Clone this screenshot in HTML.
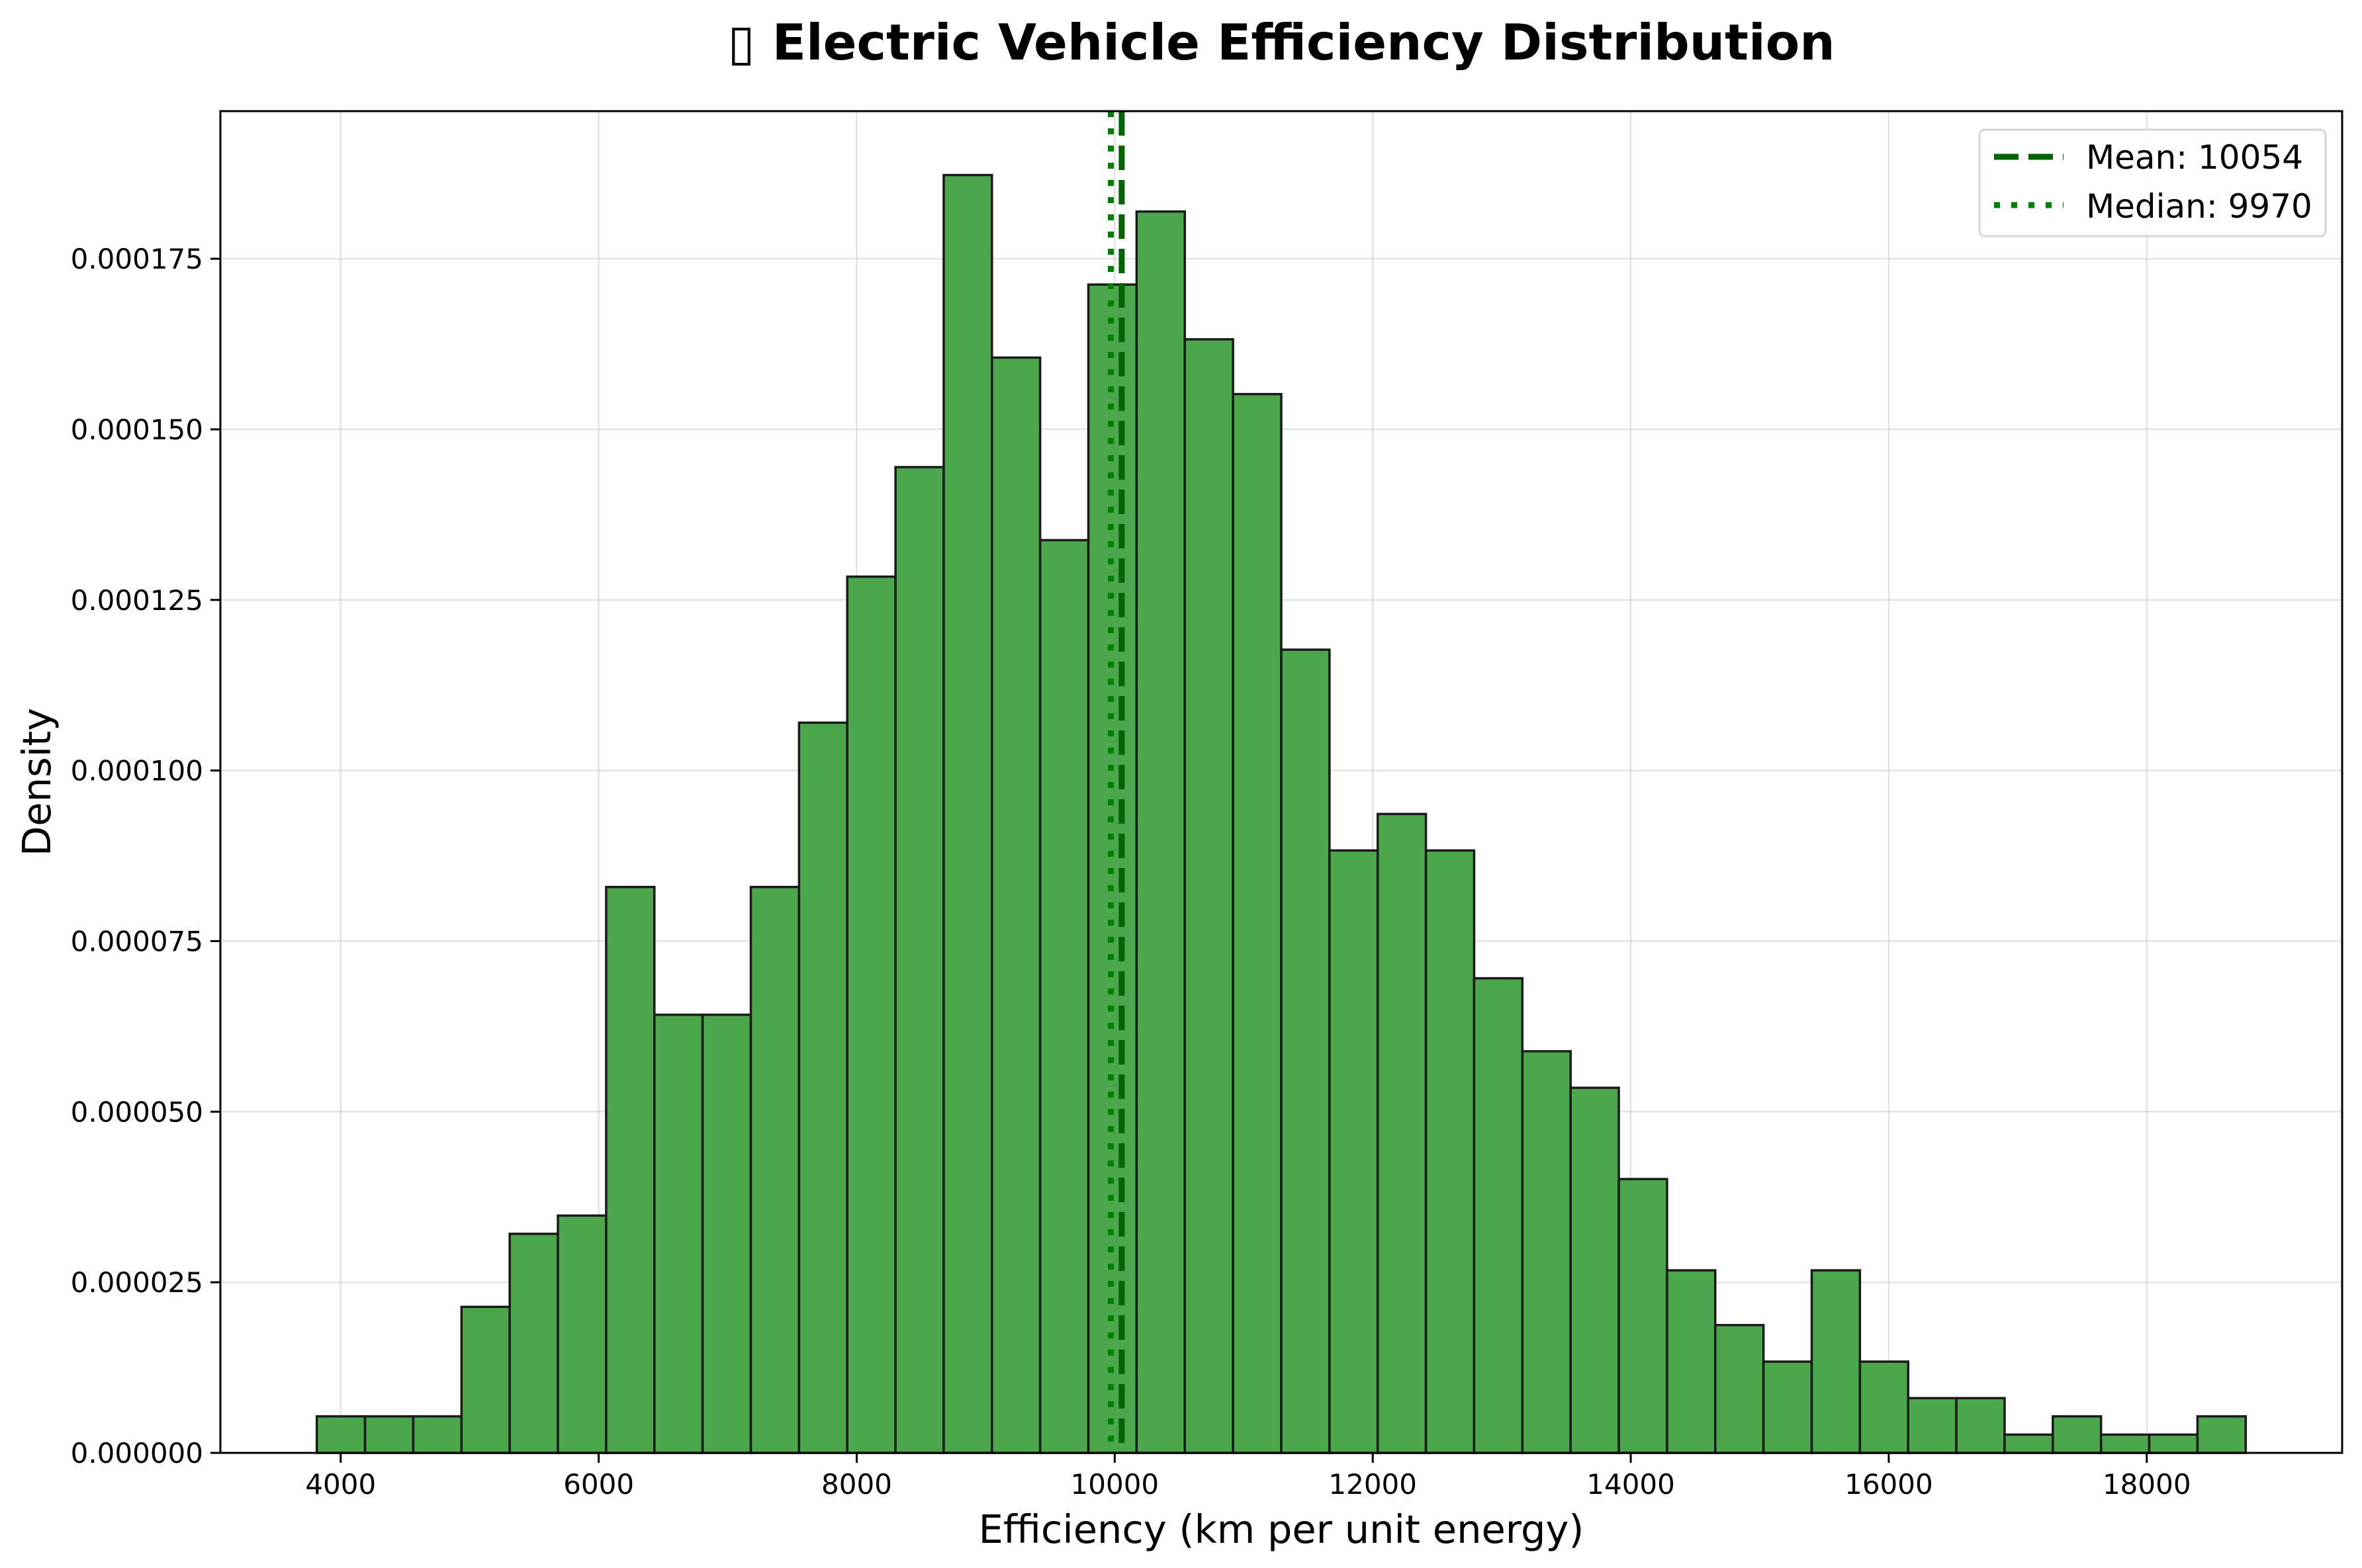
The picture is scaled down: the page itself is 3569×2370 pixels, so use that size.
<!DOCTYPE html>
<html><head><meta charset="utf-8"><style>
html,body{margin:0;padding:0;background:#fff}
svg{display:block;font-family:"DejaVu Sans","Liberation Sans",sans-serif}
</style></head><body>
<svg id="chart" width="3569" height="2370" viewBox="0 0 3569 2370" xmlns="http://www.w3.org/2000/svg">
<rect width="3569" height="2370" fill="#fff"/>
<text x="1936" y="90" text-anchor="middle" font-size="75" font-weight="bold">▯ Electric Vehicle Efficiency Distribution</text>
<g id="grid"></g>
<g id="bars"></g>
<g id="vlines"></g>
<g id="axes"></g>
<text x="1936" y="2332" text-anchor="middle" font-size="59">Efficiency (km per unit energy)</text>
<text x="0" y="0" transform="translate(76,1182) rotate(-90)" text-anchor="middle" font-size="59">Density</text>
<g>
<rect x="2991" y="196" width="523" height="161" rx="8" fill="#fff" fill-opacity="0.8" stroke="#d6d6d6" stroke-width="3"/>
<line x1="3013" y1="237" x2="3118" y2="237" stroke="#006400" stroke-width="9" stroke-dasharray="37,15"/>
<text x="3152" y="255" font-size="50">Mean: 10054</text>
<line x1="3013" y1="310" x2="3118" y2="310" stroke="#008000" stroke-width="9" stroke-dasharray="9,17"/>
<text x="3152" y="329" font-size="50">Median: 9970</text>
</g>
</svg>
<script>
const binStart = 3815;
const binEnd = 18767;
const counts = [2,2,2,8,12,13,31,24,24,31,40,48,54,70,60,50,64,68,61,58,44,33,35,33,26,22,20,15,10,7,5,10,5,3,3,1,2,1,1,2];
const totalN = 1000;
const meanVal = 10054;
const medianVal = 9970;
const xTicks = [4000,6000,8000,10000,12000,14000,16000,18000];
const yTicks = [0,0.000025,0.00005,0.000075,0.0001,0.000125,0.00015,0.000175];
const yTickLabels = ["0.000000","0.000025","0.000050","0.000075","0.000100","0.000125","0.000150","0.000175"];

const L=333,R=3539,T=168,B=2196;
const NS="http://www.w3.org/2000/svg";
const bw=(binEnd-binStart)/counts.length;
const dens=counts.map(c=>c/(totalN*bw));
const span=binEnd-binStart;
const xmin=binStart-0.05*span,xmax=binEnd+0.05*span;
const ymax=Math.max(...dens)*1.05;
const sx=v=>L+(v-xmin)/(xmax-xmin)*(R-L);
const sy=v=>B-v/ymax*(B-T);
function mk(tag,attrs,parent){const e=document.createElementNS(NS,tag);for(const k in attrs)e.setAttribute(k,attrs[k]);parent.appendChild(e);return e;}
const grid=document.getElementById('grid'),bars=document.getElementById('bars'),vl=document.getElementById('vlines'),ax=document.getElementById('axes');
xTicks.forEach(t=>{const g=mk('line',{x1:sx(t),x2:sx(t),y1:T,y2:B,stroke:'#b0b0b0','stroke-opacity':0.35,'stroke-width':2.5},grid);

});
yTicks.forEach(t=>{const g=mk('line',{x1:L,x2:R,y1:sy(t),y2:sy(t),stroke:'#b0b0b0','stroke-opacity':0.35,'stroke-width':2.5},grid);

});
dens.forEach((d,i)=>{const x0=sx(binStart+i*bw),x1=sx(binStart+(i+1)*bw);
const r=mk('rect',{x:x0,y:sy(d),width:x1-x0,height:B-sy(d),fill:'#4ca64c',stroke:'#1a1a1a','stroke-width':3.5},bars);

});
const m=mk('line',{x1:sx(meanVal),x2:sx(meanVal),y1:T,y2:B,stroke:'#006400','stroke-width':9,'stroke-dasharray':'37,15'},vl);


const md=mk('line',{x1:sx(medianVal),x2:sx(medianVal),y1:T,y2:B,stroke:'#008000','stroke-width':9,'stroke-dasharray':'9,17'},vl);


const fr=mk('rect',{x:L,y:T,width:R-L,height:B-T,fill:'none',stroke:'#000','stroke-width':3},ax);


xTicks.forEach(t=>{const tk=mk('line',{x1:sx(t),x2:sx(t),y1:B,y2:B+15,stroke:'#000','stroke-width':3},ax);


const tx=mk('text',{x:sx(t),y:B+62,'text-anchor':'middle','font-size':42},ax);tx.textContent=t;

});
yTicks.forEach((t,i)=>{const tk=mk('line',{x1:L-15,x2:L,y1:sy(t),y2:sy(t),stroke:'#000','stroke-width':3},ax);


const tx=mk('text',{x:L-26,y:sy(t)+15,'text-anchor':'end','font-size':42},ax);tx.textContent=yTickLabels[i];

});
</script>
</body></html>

-----

Exercise brief:
Return the material word for word. Pictures are not part of the copy.

Full output:
Clone this screenshot in HTML.
The picture is scaled down: the page itself is 3569×2370 pixels, so use that size.
<!DOCTYPE html>
<html><head><meta charset="utf-8"><style>
html,body{margin:0;padding:0;background:#fff}
svg{display:block;font-family:"DejaVu Sans","Liberation Sans",sans-serif}
</style></head><body>
<svg id="chart" width="3569" height="2370" viewBox="0 0 3569 2370" xmlns="http://www.w3.org/2000/svg">
<rect width="3569" height="2370" fill="#fff"/>
<text x="1936" y="90" text-anchor="middle" font-size="75" font-weight="bold">▯ Electric Vehicle Efficiency Distribution</text>
<g id="grid"></g>
<g id="bars"></g>
<g id="vlines"></g>
<g id="axes"></g>
<text x="1936" y="2332" text-anchor="middle" font-size="59">Efficiency (km per unit energy)</text>
<text x="0" y="0" transform="translate(76,1182) rotate(-90)" text-anchor="middle" font-size="59">Density</text>
<g>
<rect x="2991" y="196" width="523" height="161" rx="8" fill="#fff" fill-opacity="0.8" stroke="#d6d6d6" stroke-width="3"/>
<line x1="3013" y1="237" x2="3118" y2="237" stroke="#006400" stroke-width="9" stroke-dasharray="37,15"/>
<text x="3152" y="255" font-size="50">Mean: 10054</text>
<line x1="3013" y1="310" x2="3118" y2="310" stroke="#008000" stroke-width="9" stroke-dasharray="9,17"/>
<text x="3152" y="329" font-size="50">Median: 9970</text>
</g>
</svg>
<script>
const binStart = 3815;
const binEnd = 18767;
const counts = [2,2,2,8,12,13,31,24,24,31,40,48,54,70,60,50,64,68,61,58,44,33,35,33,26,22,20,15,10,7,5,10,5,3,3,1,2,1,1,2];
const totalN = 1000;
const meanVal = 10054;
const medianVal = 9970;
const xTicks = [4000,6000,8000,10000,12000,14000,16000,18000];
const yTicks = [0,0.000025,0.00005,0.000075,0.0001,0.000125,0.00015,0.000175];
const yTickLabels = ["0.000000","0.000025","0.000050","0.000075","0.000100","0.000125","0.000150","0.000175"];

const L=333,R=3539,T=168,B=2196;
const NS="http://www.w3.org/2000/svg";
const bw=(binEnd-binStart)/counts.length;
const dens=counts.map(c=>c/(totalN*bw));
const span=binEnd-binStart;
const xmin=binStart-0.05*span,xmax=binEnd+0.05*span;
const ymax=Math.max(...dens)*1.05;
const sx=v=>L+(v-xmin)/(xmax-xmin)*(R-L);
const sy=v=>B-v/ymax*(B-T);
function mk(tag,attrs,parent){const e=document.createElementNS(NS,tag);for(const k in attrs)e.setAttribute(k,attrs[k]);parent.appendChild(e);return e;}
const grid=document.getElementById('grid'),bars=document.getElementById('bars'),vl=document.getElementById('vlines'),ax=document.getElementById('axes');
xTicks.forEach(t=>{const g=mk('line',{x1:sx(t),x2:sx(t),y1:T,y2:B,stroke:'#b0b0b0','stroke-opacity':0.35,'stroke-width':2.5},grid);

});
yTicks.forEach(t=>{const g=mk('line',{x1:L,x2:R,y1:sy(t),y2:sy(t),stroke:'#b0b0b0','stroke-opacity':0.35,'stroke-width':2.5},grid);

});
dens.forEach((d,i)=>{const x0=sx(binStart+i*bw),x1=sx(binStart+(i+1)*bw);
const r=mk('rect',{x:x0,y:sy(d),width:x1-x0,height:B-sy(d),fill:'#4ca64c',stroke:'#1a1a1a','stroke-width':3.5},bars);

});
const m=mk('line',{x1:sx(meanVal),x2:sx(meanVal),y1:T,y2:B,stroke:'#006400','stroke-width':9,'stroke-dasharray':'37,15'},vl);


const md=mk('line',{x1:sx(medianVal),x2:sx(medianVal),y1:T,y2:B,stroke:'#008000','stroke-width':9,'stroke-dasharray':'9,17'},vl);


const fr=mk('rect',{x:L,y:T,width:R-L,height:B-T,fill:'none',stroke:'#000','stroke-width':3},ax);


xTicks.forEach(t=>{const tk=mk('line',{x1:sx(t),x2:sx(t),y1:B,y2:B+15,stroke:'#000','stroke-width':3},ax);


const tx=mk('text',{x:sx(t),y:B+62,'text-anchor':'middle','font-size':42},ax);tx.textContent=t;

});
yTicks.forEach((t,i)=>{const tk=mk('line',{x1:L-15,x2:L,y1:sy(t),y2:sy(t),stroke:'#000','stroke-width':3},ax);


const tx=mk('text',{x:L-26,y:sy(t)+15,'text-anchor':'end','font-size':42},ax);tx.textContent=yTickLabels[i];

});
</script>
</body></html>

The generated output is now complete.